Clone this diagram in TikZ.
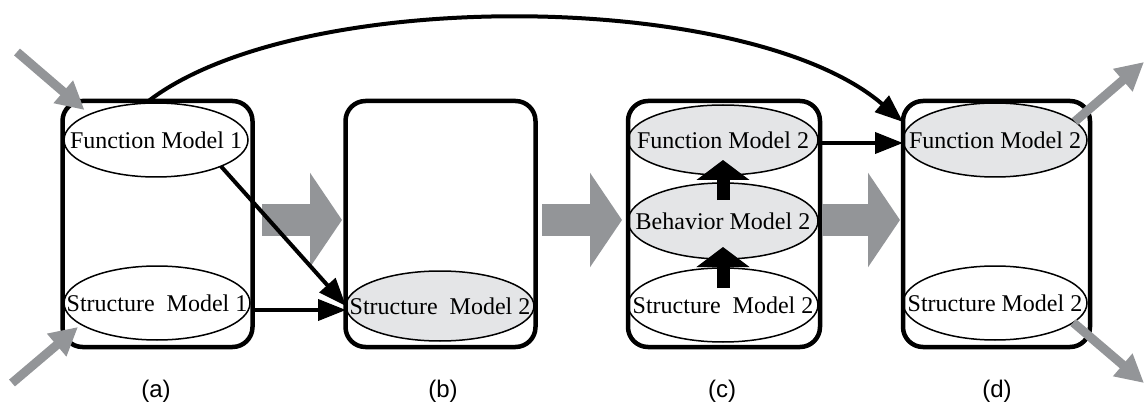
\documentclass[tikz,border=0pt]{standalone}
\usepackage{fontspec}
\setmainfont{Liberation Serif}
\newfontfamily\labelfont{Liberation Sans}
\usetikzlibrary{arrows.meta,shapes.geometric}
\definecolor{arrowgray}{HTML}{939598}
\definecolor{modelfill}{HTML}{E4E5E7}
% model names may be wider than their ellipse: keep them out of the shape size
\newcommand\modeltext[1]{\makebox[0pt]{#1}}
\begin{document}
\begin{tikzpicture}[x=1pt,y=1pt,
  box/.style={draw, line width=4.5pt, rounded corners=20pt, minimum width=190pt,
    minimum height=246pt, inner sep=0pt, outer sep=0pt},
  model/.style={ellipse, draw, line width=1.5pt, fill=white, inner sep=0pt, outer sep=0pt,
    minimum width=186pt, minimum height=74pt, font=\fontsize{24}{28}\selectfont},
  shaded/.style={model, fill=modelfill},
  link/.style={line width=4pt, -{Triangle[length=28pt,width=21pt]}},
  stage/.style={line width=32pt, arrowgray, -{Triangle[length=32pt,width=93pt]}},
  lift/.style={line width=13pt, -{Triangle[length=20pt,width=52pt]}},
  io/.style={line width=9pt, arrowgray, -{Triangle[length=28pt,width=28pt]}},
  caption/.style={font=\labelfont\fontsize{24}{28}\selectfont}
]
\useasboundingbox (0,0) rectangle (1146,405);

% models inside each stage
\node[model, minimum width=184pt] (FA) at (156,265) {\modeltext{Function Model 1}};
\node[model] (SA) at (157,102) {\modeltext{Structure\ \ Model 1}};
\node[shaded, minimum width=188pt, minimum height=70pt] (SB) at (440,99) {\modeltext{Structure\ \ Model 2}};
\node[shaded, minimum width=190pt, minimum height=70pt] (FC) at (723,265) {\modeltext{Function Model 2}};
\node[shaded, minimum width=190pt, minimum height=76pt] (BC) at (723,184) {\modeltext{Behavior Model 2}};
\node[model, minimum width=190pt] (SC) at (723,100) {\modeltext{Structure\ \ Model 2}};
\node[shaded, minimum width=184pt] (FD) at (995,265) {\modeltext{Function Model 2}};
\node[model, minimum width=184pt] (SD) at (995,102) {\modeltext{Structure Model 2}};

% stage containers
\node[box] (A) at (157.5,181) {};
\node[box] (B) at (440.5,181) {};
\node[box, minimum width=192pt] (C) at (724,181) {};
\node[box, minimum width=187pt] (D) at (996.5,181) {};

% transitions between stages
\draw[stage, shorten <=9.5pt, shorten >=3.5pt] ([yshift=4pt]A.east) -- ([yshift=4pt]B.west);
\draw[stage, shorten <=6.5pt, shorten >=6pt] ([yshift=4pt]B.east) -- ([yshift=4pt]C.west);
\draw[stage, shorten <=2pt, shorten >=3pt] ([yshift=4pt]C.east) -- ([yshift=4pt]D.west);

% dependencies between models
\draw[link] ([xshift=-9pt]A.north) .. controls (300,420) and (750,415) .. ([yshift=-21pt]D.north west);
\draw[link] (FA.-22) -- (SB.west);
\coordinate (SBin) at ([yshift=-4pt]SB.west);
\draw[link] (A.east |- SBin) -- (SBin);
\coordinate (FCout) at ([yshift=-3pt]FC.east);
\draw[link] (FCout) -- (D.west |- FCout);

% derivation inside stage (c)
\draw[lift] ([yshift=17pt]SC.center) -- ([yshift=-26pt]BC.center);
\draw[lift] ([yshift=21pt]BC.center) -- ([yshift=-20pt]FC.center);

% inputs and outputs
\coordinate (inTop) at (17,353);
\coordinate (inBot) at (12,22);
\coordinate (outTop) at (1144,343);
\coordinate (outBot) at (1144,22);
\draw[io] (inTop) -- ([xshift=22pt,yshift=-9pt]A.north west);
\draw[io] (inBot) -- ([xshift=15.5pt,yshift=20pt]A.south west);
\draw[io] (FD.13) -- (outTop);
\draw[io] (SD.-14) -- (outBot);

% stage captions
\node[caption] (la) at (156,14) {(a)};
\node[caption] (lb) at (443,14) {(b)};
\node[caption] (lc) at (722,14) {(c)};
\node[caption] (ld) at (997,14) {(d)};
\end{tikzpicture}
\end{document}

Brief: Repeat the data exactly, dropping every picture it holds.

Response to the task:
Clone this diagram in TikZ.
\documentclass[tikz,border=0pt]{standalone}
\usepackage{fontspec}
\setmainfont{Liberation Serif}
\newfontfamily\labelfont{Liberation Sans}
\usetikzlibrary{arrows.meta,shapes.geometric}
\definecolor{arrowgray}{HTML}{939598}
\definecolor{modelfill}{HTML}{E4E5E7}
% model names may be wider than their ellipse: keep them out of the shape size
\newcommand\modeltext[1]{\makebox[0pt]{#1}}
\begin{document}
\begin{tikzpicture}[x=1pt,y=1pt,
  box/.style={draw, line width=4.5pt, rounded corners=20pt, minimum width=190pt,
    minimum height=246pt, inner sep=0pt, outer sep=0pt},
  model/.style={ellipse, draw, line width=1.5pt, fill=white, inner sep=0pt, outer sep=0pt,
    minimum width=186pt, minimum height=74pt, font=\fontsize{24}{28}\selectfont},
  shaded/.style={model, fill=modelfill},
  link/.style={line width=4pt, -{Triangle[length=28pt,width=21pt]}},
  stage/.style={line width=32pt, arrowgray, -{Triangle[length=32pt,width=93pt]}},
  lift/.style={line width=13pt, -{Triangle[length=20pt,width=52pt]}},
  io/.style={line width=9pt, arrowgray, -{Triangle[length=28pt,width=28pt]}},
  caption/.style={font=\labelfont\fontsize{24}{28}\selectfont}
]
\useasboundingbox (0,0) rectangle (1146,405);

% models inside each stage
\node[model, minimum width=184pt] (FA) at (156,265) {\modeltext{Function Model 1}};
\node[model] (SA) at (157,102) {\modeltext{Structure\ \ Model 1}};
\node[shaded, minimum width=188pt, minimum height=70pt] (SB) at (440,99) {\modeltext{Structure\ \ Model 2}};
\node[shaded, minimum width=190pt, minimum height=70pt] (FC) at (723,265) {\modeltext{Function Model 2}};
\node[shaded, minimum width=190pt, minimum height=76pt] (BC) at (723,184) {\modeltext{Behavior Model 2}};
\node[model, minimum width=190pt] (SC) at (723,100) {\modeltext{Structure\ \ Model 2}};
\node[shaded, minimum width=184pt] (FD) at (995,265) {\modeltext{Function Model 2}};
\node[model, minimum width=184pt] (SD) at (995,102) {\modeltext{Structure Model 2}};

% stage containers
\node[box] (A) at (157.5,181) {};
\node[box] (B) at (440.5,181) {};
\node[box, minimum width=192pt] (C) at (724,181) {};
\node[box, minimum width=187pt] (D) at (996.5,181) {};

% transitions between stages
\draw[stage, shorten <=9.5pt, shorten >=3.5pt] ([yshift=4pt]A.east) -- ([yshift=4pt]B.west);
\draw[stage, shorten <=6.5pt, shorten >=6pt] ([yshift=4pt]B.east) -- ([yshift=4pt]C.west);
\draw[stage, shorten <=2pt, shorten >=3pt] ([yshift=4pt]C.east) -- ([yshift=4pt]D.west);

% dependencies between models
\draw[link] ([xshift=-9pt]A.north) .. controls (300,420) and (750,415) .. ([yshift=-21pt]D.north west);
\draw[link] (FA.-22) -- (SB.west);
\coordinate (SBin) at ([yshift=-4pt]SB.west);
\draw[link] (A.east |- SBin) -- (SBin);
\coordinate (FCout) at ([yshift=-3pt]FC.east);
\draw[link] (FCout) -- (D.west |- FCout);

% derivation inside stage (c)
\draw[lift] ([yshift=17pt]SC.center) -- ([yshift=-26pt]BC.center);
\draw[lift] ([yshift=21pt]BC.center) -- ([yshift=-20pt]FC.center);

% inputs and outputs
\coordinate (inTop) at (17,353);
\coordinate (inBot) at (12,22);
\coordinate (outTop) at (1144,343);
\coordinate (outBot) at (1144,22);
\draw[io] (inTop) -- ([xshift=22pt,yshift=-9pt]A.north west);
\draw[io] (inBot) -- ([xshift=15.5pt,yshift=20pt]A.south west);
\draw[io] (FD.13) -- (outTop);
\draw[io] (SD.-14) -- (outBot);

% stage captions
\node[caption] (la) at (156,14) {(a)};
\node[caption] (lb) at (443,14) {(b)};
\node[caption] (lc) at (722,14) {(c)};
\node[caption] (ld) at (997,14) {(d)};
\end{tikzpicture}
\end{document}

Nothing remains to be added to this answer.